A ban on asylum seekers working in Ireland is unconstitutional, the country’s Supreme Court ruled on Tuesday, and it gave lawmakers six months to consider how to address a law it said damages the self-worth of those seeking refugee status.
Ireland is one of two European Union countries – along with Lithuania – that explicitly prohibits employment during the asylum procedure, according to campaigners. With no limitation on application times, the procedure can last years.
Before a decision on their application, asylum seekers in Ireland are required to live in state-provided accommodation known as direct provision centres, where adults are provided with an allowance of 19 euros per week.
The Supreme Court’s unanimous ruling involved a Burmese native who arrived in Ireland almost a decade ago.
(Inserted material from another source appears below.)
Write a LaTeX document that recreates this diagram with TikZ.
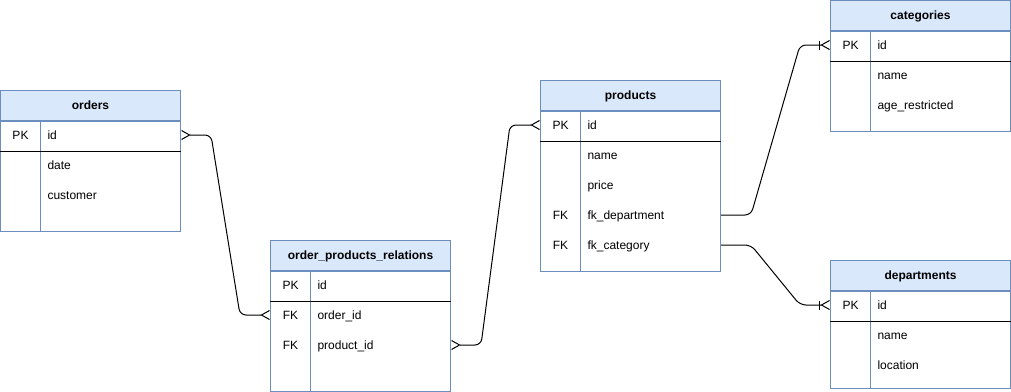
\documentclass[tikz,border=0pt]{standalone}
\usepackage{fontspec}
\setmainfont{Liberation Sans}
\usetikzlibrary{calc,positioning,arrows.meta}
\definecolor{tblline}{HTML}{6C8EBF}
\definecolor{tblfill}{HTML}{DAE8FC}

\begin{document}
\begin{tikzpicture}[x=1pt,y=-1pt,line width=1pt,font=\fontsize{12}{14}\selectfont,
  hdr/.style={draw=tblline,fill=tblfill,minimum width=180pt,minimum height=30pt,inner sep=0pt,
    text height=8.6pt,text depth=0pt,font=\fontsize{12}{14}\selectfont\bfseries},
  body/.style={draw=tblline,minimum width=180pt,inner sep=0pt,below=0pt of #1},
  key/.style={inner sep=0pt,text height=8.6pt,text depth=0pt},
  fld/.style={anchor=west,inner sep=0pt,text height=8.6pt,text depth=0pt},
  many/.tip={Straight Barb[reversed,length=8pt,width=9pt,line width=1pt]},
  onemany/.tip={Bar[width=9pt,line width=1pt] Straight Barb[reversed,length=8pt,width=9pt,line width=1pt]},
  rel/.style={rounded corners=6pt}]
  \useasboundingbox (0,0) rectangle (1011,391);

  % orders
  \node[hdr] (orders) at (90.5,105.5) {orders};
  \node[body=orders,minimum height=110pt] (orders-b) {};
  \draw[tblline] ([xshift=40pt]orders-b.north west) -- ([xshift=40pt]orders-b.south west);
  \draw ([yshift=-30pt]orders-b.north west) -- ([yshift=-30pt]orders-b.north east);
  \node[key] (orders-pk) at (20.5,135) {PK};
  \node[fld] (orders-id) at (47,135) {id};
  \node[fld] (orders-date) at (47,165) {date};
  \node[fld] (orders-cust) at (47,195) {customer};

  % order_products_relations
  \node[hdr] (opr) at (360.5,255.5) {order\_products\_relations};
  \node[body=opr,minimum height=120pt] (opr-b) {};
  \draw[tblline] ([xshift=40pt]opr-b.north west) -- ([xshift=40pt]opr-b.south west);
  \draw ([yshift=-30pt]opr-b.north west) -- ([yshift=-30pt]opr-b.north east);
  \node[key] (opr-pk) at (290.5,285) {PK};
  \node[fld] (opr-id) at (317,285) {id};
  \node[key] (opr-fk1) at (290.5,315) {FK};
  \node[fld] (opr-oid) at (317,315) {order\_id};
  \node[key] (opr-fk2) at (290.5,345) {FK};
  \node[fld] (opr-pid) at (317,345) {product\_id};

  % products
  \node[hdr] (prod) at (630.5,95.5) {products};
  \node[body=prod,minimum height=160pt] (prod-b) {};
  \draw[tblline] ([xshift=40pt]prod-b.north west) -- ([xshift=40pt]prod-b.south west);
  \draw ([yshift=-30pt]prod-b.north west) -- ([yshift=-30pt]prod-b.north east);
  \node[key] (prod-pk) at (560.5,125) {PK};
  \node[fld] (prod-id) at (587,125) {id};
  \node[fld] (prod-name) at (587,155) {name};
  \node[fld] (prod-price) at (587,185) {price};
  \node[key] (prod-fk1) at (560.5,215) {FK};
  \node[fld] (prod-dep) at (587,215) {fk\_department};
  \node[key] (prod-fk2) at (560.5,245) {FK};
  \node[fld] (prod-cat) at (587,245) {fk\_category};

  % categories
  \node[hdr] (cat) at (920.5,15.5) {categories};
  \node[body=cat,minimum height=100pt] (cat-b) {};
  \draw[tblline] ([xshift=40pt]cat-b.north west) -- ([xshift=40pt]cat-b.south west);
  \draw ([yshift=-30pt]cat-b.north west) -- ([yshift=-30pt]cat-b.north east);
  \node[key] (cat-pk) at (850.5,45) {PK};
  \node[fld] (cat-id) at (877,45) {id};
  \node[fld] (cat-name) at (877,75) {name};
  \node[fld] (cat-age) at (877,105) {age\_restricted};

  % departments
  \node[hdr] (dep) at (920.5,275.5) {departments};
  \node[body=dep,minimum height=96.5pt] (dep-b) {};
  \draw[tblline] ([xshift=40pt]dep-b.north west) -- ([xshift=40pt]dep-b.south west);
  \draw ([yshift=-30pt]dep-b.north west) -- ([yshift=-30pt]dep-b.north east);
  \node[key] (dep-pk) at (850.5,305) {PK};
  \node[fld] (dep-id) at (877,305) {id};
  \node[fld] (dep-name) at (877,335) {name};
  \node[fld] (dep-loc) at (877,365) {location};

  % relations
  \draw[many-many,rel] (orders-b.east |- orders-id) -- ++(30,0)
    -- ($(opr-b.west |- opr-oid)+(-30,0)$) -- (opr-b.west |- opr-oid);
  \draw[many-many,rel] (opr-b.east |- opr-pid) -- ++(30,0)
    -- ($(prod-b.west |- prod-id)+(-30,0)$) -- (prod-b.west |- prod-id);
  \draw[-onemany,rel] (prod-b.east |- prod-dep) -- ++(30,0)
    -- ($(cat-b.west |- cat-id)+(-30,0)$) -- (cat-b.west |- cat-id);
  \draw[-onemany,rel] (prod-b.east |- prod-cat) -- ++(30,0)
    -- ($(dep-b.west |- dep-id)+(-30,0)$) -- (dep-b.west |- dep-id);
\end{tikzpicture}
\end{document}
He spent eight years in the system before being granted refugee status and subsequently joining the workforce.
“In my view, the point has been reached when it cannot be said that the legitimate differences between an asylum seeker and a citizen can continue to justify the exclusion of an asylum seeker from the possibility of employment,” Justice Donal O’Donnell said in the judgement.
“The damage to the individual’s self worth, and sense of themselves, is exactly the damage which the constitutional right seeks to guard against … If this provision were applied to a citizen, it would be difficult if not impossible to justify.”
Irish support for asylum seekers has been heavily criticised in recent years, and the government is implementing a series of recommendations made two years ago by a judge-led review of the direct provision system.
The review found that most of the near 8,000 residents in direct provision in 2015 did not have access to cooking facilities and that the financial allowance was inadequate to cover essential items such as health care costs, prescription charges and clothing, including school uniforms.
The government has increased the additional allowance per child to 15.60 euros from 9.60, still only half the rate recommended by the review.
The Immigrant Council of Ireland said the ruling was “unqualified good news” and would remove a key barrier to the integration of asylum seekers in Ireland.
“The impact of the work ban goes much further than simply being denied the right to get a job. It affects self-esteem, mental health, their children, limits them to a life lived in poverty and affects their opportunity to integrate into Irish society,” Immigrant Council of Ireland CEO Brian Killoran said.